Par Mamy Yves
Ratsimbazafy – Publié le 22 Nov 2025 à 11:30
Alors que la pénurie d’œufs
persiste en France, certaines grandes surfaces s’approvisionnent en
Ukraine pour contenir les prix. Un choix qui soulève de graves
inquiétudes sanitaires et éthiques.
La pénurie d’œufs s’installe durablement dans les rayons
français. Depuis le début de l’année, les taux de rupture explosent
en effet et
les consommateurs se ruent sur les boîtes dès qu’elles
réapparaissent. Selon NielsenIQ, les œufs affichent un taux de
rupture de plus de 13 %, avec un pic à 15 % cet été. « C’est
énorme », alerte ainsi David Lecomte, directeur Insight
consommateur. Un niveau très éloigné du seuil considéré comme
acceptable, fixé autour de 2 %. Cette tension perdure
malheureusement et devrait se poursuivre plusieurs mois encore.
Une
demande record portée par les jeunes consommateurs
L’une des principales raisons de cette pénurie est l’engouement
sans précédent pour cet aliment accessible. Par rapport à 2024, les
ventes bondissent en effet avec +8,3 % de chiffre d’affaires, +6,2
% de boîtes vendues. La boîte de six œufs, autour de 2,08 €, reste
ainsi l’une des sources de protéines animales les plus économiques,
loin devant la viande de bœuf à 16,11 € le kilo. « L’œuf est un
aliment complet, riche en protéines, vitamines et fer »,
rappelle d’autant plus la Dre Laurence Plumey, nutritionniste.

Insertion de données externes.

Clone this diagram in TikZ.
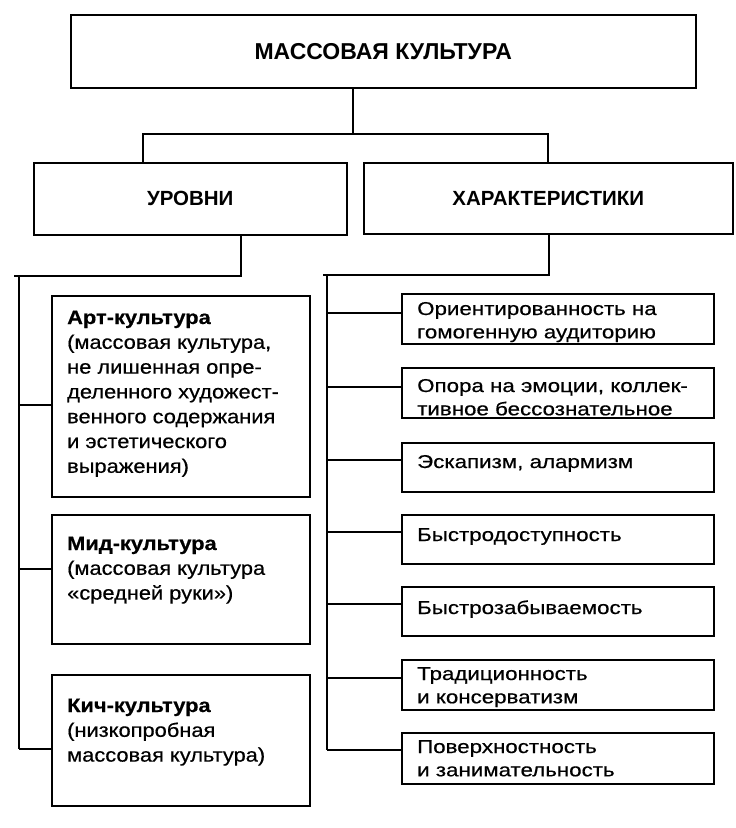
\documentclass[tikz,border=0pt]{standalone}
\usepackage{fontspec}
\setmainfont{Liberation Sans}
\newfontfamily\lfont[FakeStretch=1.12,FakeBold=0.5]{Liberation Sans}
\newfontfamily\rfont[FakeStretch=1.2,FakeBold=0.5]{Liberation Sans}
\newcommand{\ltext}[2]{\parbox[t]{#1pt}{\raggedright\lfont\fontsize{19.5}{24.8}\selectfont #2}}
\newcommand{\rtext}[1]{\parbox[t]{300pt}{\raggedright\rfont\fontsize{18.6}{23.3}\selectfont #1}}
\begin{document}
\begin{tikzpicture}[x=1pt,y=-1pt,
  box/.style={draw, line width=1.5pt, inner sep=0pt, anchor=north west},
  lbl/.style={anchor=base west, inner sep=0pt},
  conn/.style={line width=1.4pt}]
\useasboundingbox[fill=white] (0,0) rectangle (736,828);
% top level
\node[box, minimum width=625, minimum height=73] (top) at (70,14) {\bfseries\fontsize{23}{27}\selectfont МАССОВАЯ КУЛЬТУРА};
\node[box, minimum width=313, minimum height=72] (lev) at (33,162) {\bfseries\fontsize{20.5}{24}\selectfont УРОВНИ};
\node[box, minimum width=369, minimum height=71] (chr) at (363,162) {\bfseries\fontsize{20.5}{24}\selectfont ХАРАКТЕРИСТИКИ};
% levels boxes
\node[box, minimum width=258, minimum height=201] (art) at (51,295) {};
\node[box, minimum width=258, minimum height=129] (mid) at (51,514) {};
\node[box, minimum width=258, minimum height=131] (kit) at (51,674) {};
\node[lbl] (tart) at (67,324) {\ltext{240}{\textbf{Арт-культура}\\(массовая культура,\\не лишенная опре-\\деленного художест-\\венного содержания\\и эстетического\\выражения)}};
\node[lbl] (tmid) at (67,550) {\ltext{240}{\textbf{Мид-культура}\\(массовая культура\\«средней руки»)}};
\node[lbl] (tkit) at (67,712) {\ltext{240}{\textbf{Кич-культура}\\(низкопробная\\массовая культура)}};
% characteristic boxes
\node[box, minimum width=312, minimum height=50] (c1) at (401,293) {};
\node[box, minimum width=312, minimum height=50] (c2) at (401,367) {};
\node[box, minimum width=312, minimum height=49] (c3) at (401,442) {};
\node[box, minimum width=312, minimum height=49] (c4) at (401,514) {};
\node[box, minimum width=312, minimum height=49] (c5) at (401,586) {};
\node[box, minimum width=312, minimum height=50] (c6) at (401,659) {};
\node[box, minimum width=312, minimum height=51] (c7) at (401,732) {};
\node[lbl] (t1) at (417,315) {\rtext{Ориентированность на\\гомогенную аудиторию}};
\node[lbl] (t2) at (417,392) {\rtext{Опора на эмоции, коллек-\\тивное бессознательное}};
\node[lbl] (t3) at (417,468) {\rtext{Эскапизм, алармизм}};
\node[lbl] (t4) at (417,541) {\rtext{Быстродоступность}};
\node[lbl] (t5) at (417,614) {\rtext{Быстрозабываемость}};
\node[lbl] (t6) at (417,680) {\rtext{Традиционность\\и консерватизм}};
\node[lbl] (t7) at (417,753) {\rtext{Поверхностность\\и занимательность}};
% connectors: top
\coordinate (j0) at (353,134);
\coordinate (jl) at (143,134);
\coordinate (jr) at (548,134);
\draw[conn] (top.south -| j0) -- (j0);
\draw[conn] (lev.north -| jl) -- (jl) -- (jr) -- (chr.north -| jr);
% levels spine
\coordinate (lv) at (241,276);
\coordinate (lh) at (14,276);
\coordinate (ls) at (19,276);
\coordinate (la) at (19,405);
\coordinate (lm) at (19,569);
\coordinate (lk) at (19,749);
\draw[conn] (lev.south -| lv) -- (lv) -- (lh);
\draw[conn] (ls) -- (lk);
\draw[conn] (la) -- (art.west |- la);
\draw[conn] (lm) -- (mid.west |- lm);
\draw[conn] (lk) -- (kit.west |- lk);
% characteristics spine
\coordinate (rv) at (549,275);
\coordinate (rh) at (323,275);
\coordinate (rs) at (327,275);
\coordinate (r1) at (327,313);
\coordinate (r2) at (327,387);
\coordinate (r3) at (327,460);
\coordinate (r4) at (327,532);
\coordinate (r5) at (327,604);
\coordinate (r6) at (327,678);
\coordinate (r7) at (327,750);
\draw[conn] (chr.south -| rv) -- (rv) -- (rh);
\draw[conn] (rs) -- (r7);
\foreach \i in {1,...,7} {\draw[conn] (r\i) -- (c\i.west |- r\i);}
\end{tikzpicture}
\end{document}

Logiquement, cette popularité met la filière française sous
pression. « Les capacités de production tournent à plein régime
mais ne suffisent plus à absorber la demande », constate quant
à lui David Lecomte.
Des prix
étonnamment stables malgré la tension
Malgré la flambée de la demande, les prix n’ont pourtant presque
pas bougé. En octobre, l’inflation sur les œufs n’était en effet
que de 1,2 %. Les grandes marques ont même baissé leurs tarifs de
1,8 %. Comment expliquer ce paradoxe ? Une partie de la réponse se
trouve dans les importations. Il faut dire que depuis le printemps
2025, les distributeurs français se tournent vers l’Ukraine pour
compenser la pénurie. Une pratique violemment dénoncée par les
producteurs français et le CNPO.
Selon eux, ces œufs « ne respectent pas les normes
européennes » et « peuvent contenir des substances
interdites », entraînant « un risque sanitaire
important ».
Bien-être animal et
concurrence déloyale
Autre reproche : ces importations contournent les engagements
français. Alors que les grandes surfaces promettaient la fin des
œufs de poules élevées en cage, certaines vendent des œufs
ukrainiens qui ne respectent pas ces standards. Idem pour
l’ovosexage, censé éviter le broyage des poussins mâles. Avec
7 milliards d’œufs vendus en 2024, la demande ne cesse
donc de croître et pour y répondre, la filière prévoit la
construction de 300 nouveaux poulaillers d’ici 2030 et vise 90 % de
poules pondeuses en système alternatif. Une course contre la montre
pour regagner la confiance des consommateurs.